Karen Gillan and Chloe Coleman in “Gunpowder Milkshake”


In “Gunpowder Milkshake,” the lead actor is working against the movie at almost ever turn. I’m speaking here about Karen Gillan, who heads the cast of this candy-coated female empowerment action thriller despite being the least interesting thing about the movie by far. Directed by Navot Papushado, “Gunpowder Milkshake” follows Sam (Gillan), who was raised by a crime syndicate called The Firm after her mother (Lena Headey), an assassin for The Firm, abandoned her as a child. Years later, Sam has become a prolific killer in her own right, but when a job forces her between saving The Firm or protecting a young girl named Emily (Chloe Coleman), Sam goes on the run. Along the way, Sam reunites with her mother and enlists her former associates, a group of assassins known as The Librarians, to help her. The thing is, the Librarians get very little screen time compared to Sam, but they, and the actresses who play them, are vastly more intriguing. Gillan’s performance is unbelievably hollow and wooden, as if her interpretation of a stone-cold killer is eradicating any semblance of emotion or personality from her character. The Librarians, played by the incredible trio of Carla Gugino, Michelle Yeoh, and Angela Bassett, are fun to watch, but their quirky personalities and sense of style stand in stark contrast to Gillan.
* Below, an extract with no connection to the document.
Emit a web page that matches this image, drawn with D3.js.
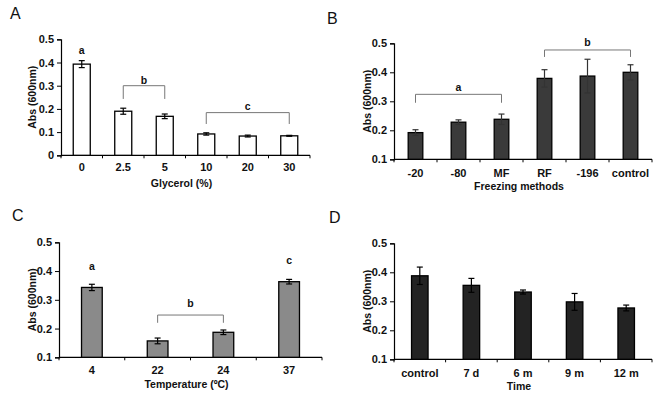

The neon-lit production design is pretty, the action scenes come often and come bloody, but the plot and world-building are too thin to make “Gunpowder Milkshake” stand out from other, similar movies. The film seems to expect the viewer to rally behind these women, but doesn’t give us any reason to root for the superficial girl power energy they exhibit beyond that. In the end, it could have been at least entertaining had it boasted a more charismatic lead, but instead, “Gunpowder Milkshake” is a snooze at almost every turn. Paul Giamatti costars as The Firm’s head of HR. Runtime: 114 minutes. Rated R.